Thank you for popping this useful information on here. MaryF

July9 profile image
July9

Hi very interesting reading even more so for me as I'm on this drug colchicine since my stroke .I had a stroke in 2018 thank god no lasting effects but I was then diagnosed with APS and put on warfarin and aspirin I was also asked while in hospital if I'd be willing to go on a trial drug called colchicine well a trial drug for my condition it is they said a drug used for gout but they were trialing it on patients who had strokes and I fit the bill due to my test results I didnt ask to many questions only if it would do me any harm which they assured me it wouldn't and my stroke doctor was brilliant in picking up on APS as I'd had many years of all kinds of symptoms so I trusted him and I've been on it since .They check me regularly in the research centre which is a bonus.

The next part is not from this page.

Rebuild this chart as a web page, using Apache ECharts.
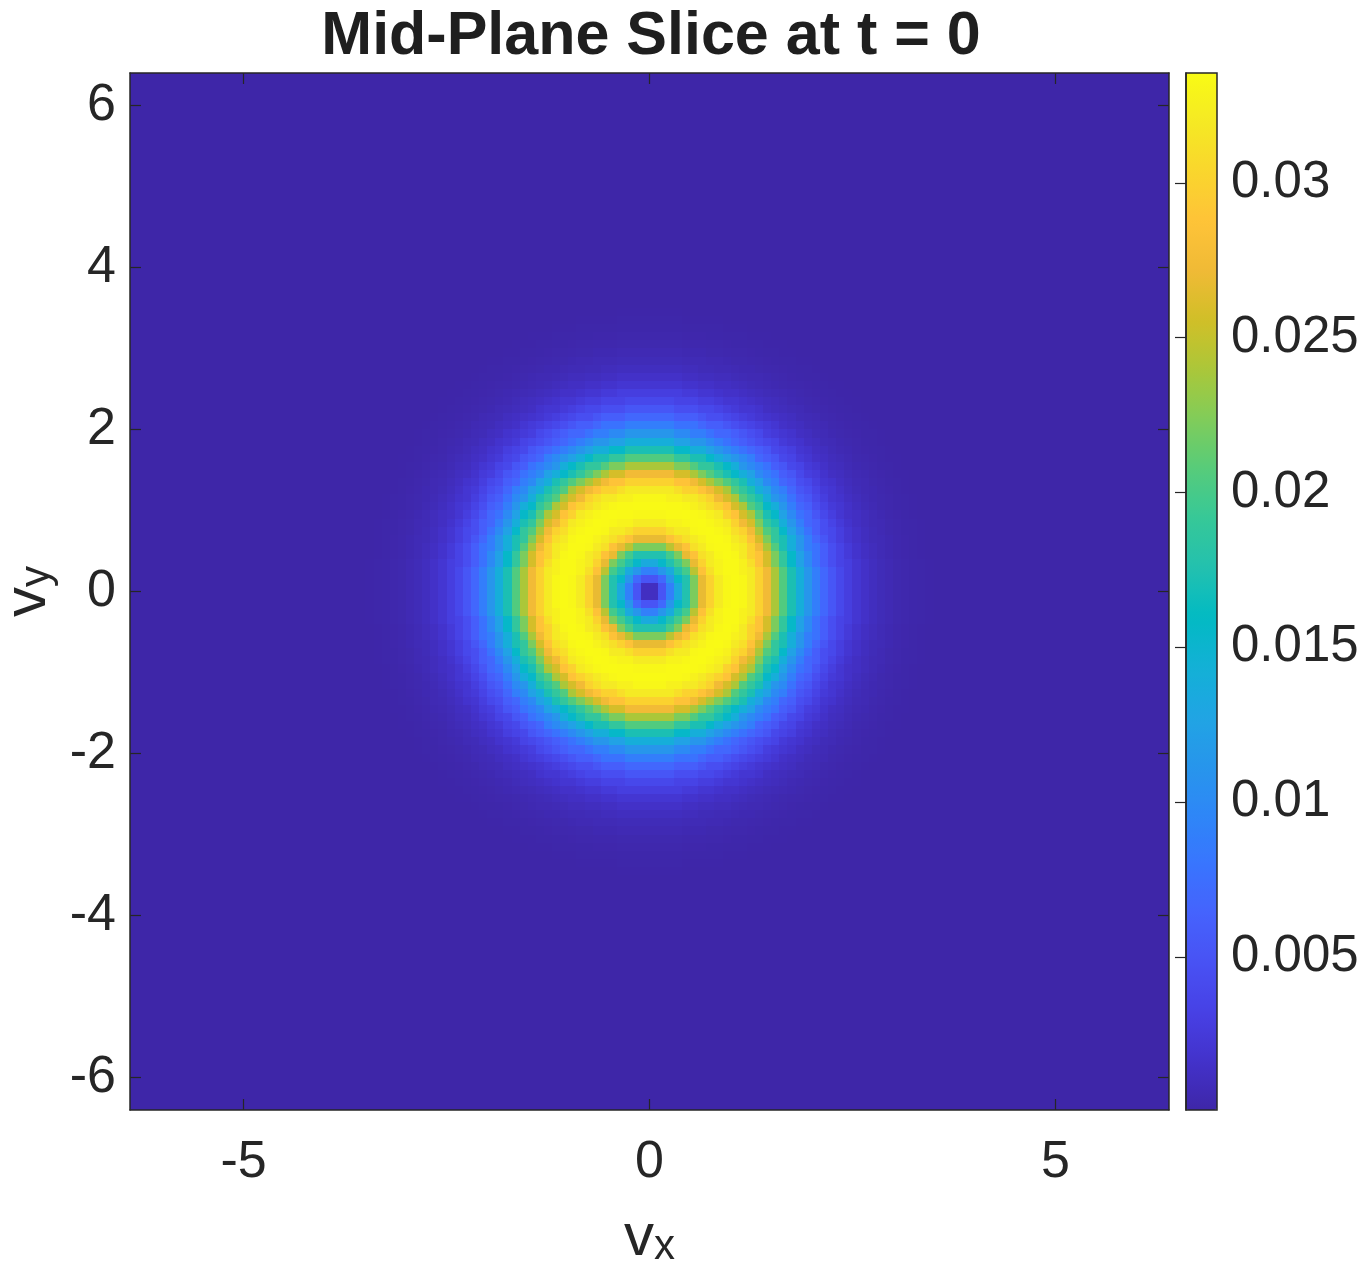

Now reading what you've said above I'm wondering if this is not only helpful with coronavirus but also APS clotting. Any thoughts on that ....Also on my next research visit I'll show this and ask them .. Always such interesting information on this site .

Wittycjt profile image
Wittycjt in reply to July9

My thoughts exactly, please let us know his response. @lupus, thanks for the post🤯

Ray46 profile image
Ray46

Interesting, there seems to be quite a bit of research on alpha defensin being over-expressed in SLE. I wonder if same applies to APS - have had no luck on finding any research on that yet.

KellyInTexas profile image
KellyInTexasAdministrator

Thank you as always, Ros.

I’ve already shared this with a few sources. So nice to share good news in these difficult times.